Row house in Rossdale gives a couple space to express themselves.
By Jyllian Park | August 6, 2015
Sandwiched between Edmonton’s noisy city centre and the North Saskatchewan River valley sits a picturesque collection of brick row homes in the Rossdale neighbourhood. Trees hang over the narrow streets that run between the townhouses, seemingly more suited for a Hollywood movie set than just minutes away from the downtown core. Marvin and Liz Kossowan have lived in their 1,747-square-foot unit for the last eight years, but the couple wasn’t always so sure how the move from their home of three decades in Mill Woods would suit them. “We said we would give living here a year and, if we don’t like it, we will move back,” says Liz. “But it’s such a great community that we decided to stay.”
The Kossowans are part of the growing number of empty nesters who have eschewed the suburbs in favour of living closer to the city’s core. For Marvin, a lot of the payoff comes not only from the interior of the home, but also from the charm and character of the neighborhood. “As far as the house goes, it’s as much external as it is internal. It’s a beautiful street. It’s not typical of Edmonton, but of an eastern U.S. city or a European city. It’s a street that is unique to Edmonton. I don’t know another one like it.”
A cobblestone patio that flanks the front of the townhouse blends the traditional architecture of the complex with the Kossowans’ affinity for worldly influences. Structural ferns wrap around enclosed seating area and mingle with small stone Buddha and pagoda statues, a theme that carries throughout the interior of the home. “I think, in my other life, that I was Asian,” Liz says with a laugh.
The home’s interior is cozy and intimate. The Kossowans have opted for a neutral colour scheme offset with personal items and their global-eclectic decor. The warm tones of tan and dark brown – accented by pops of cream and white – create a sophisticated and modern backdrop for the couple’s many collections.

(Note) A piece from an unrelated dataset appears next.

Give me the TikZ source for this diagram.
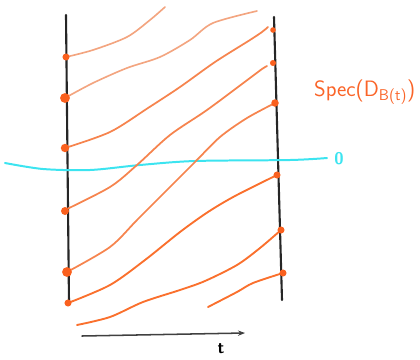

One collection that’s hard to miss is made up of guitars spread throughout the home. Marvin, who has built a collection of more than 20 instruments over the years, has found a new way to explore his passion since moving to the townhouse. “I used to build cars when we lived in Mill Woods, but that all ended when we moved here,” he said. The small garage and lack of outdoor space has forced Marvin to move his work indoors, taking over much of the basement and the second-floor office as venues for playing music and building and servicing guitars.
The home’s classic scheme of dark floors and rich wall colours complement the Kossowans’ blend of contemporary furnishings, antique heirlooms and Asian-inspired art. The couple has managed to incorporate all these elements into an aesthetic that fits their disparate design sensibilities. “You can have a mixture of everything,” remarks Liz. “It’s about who you are.”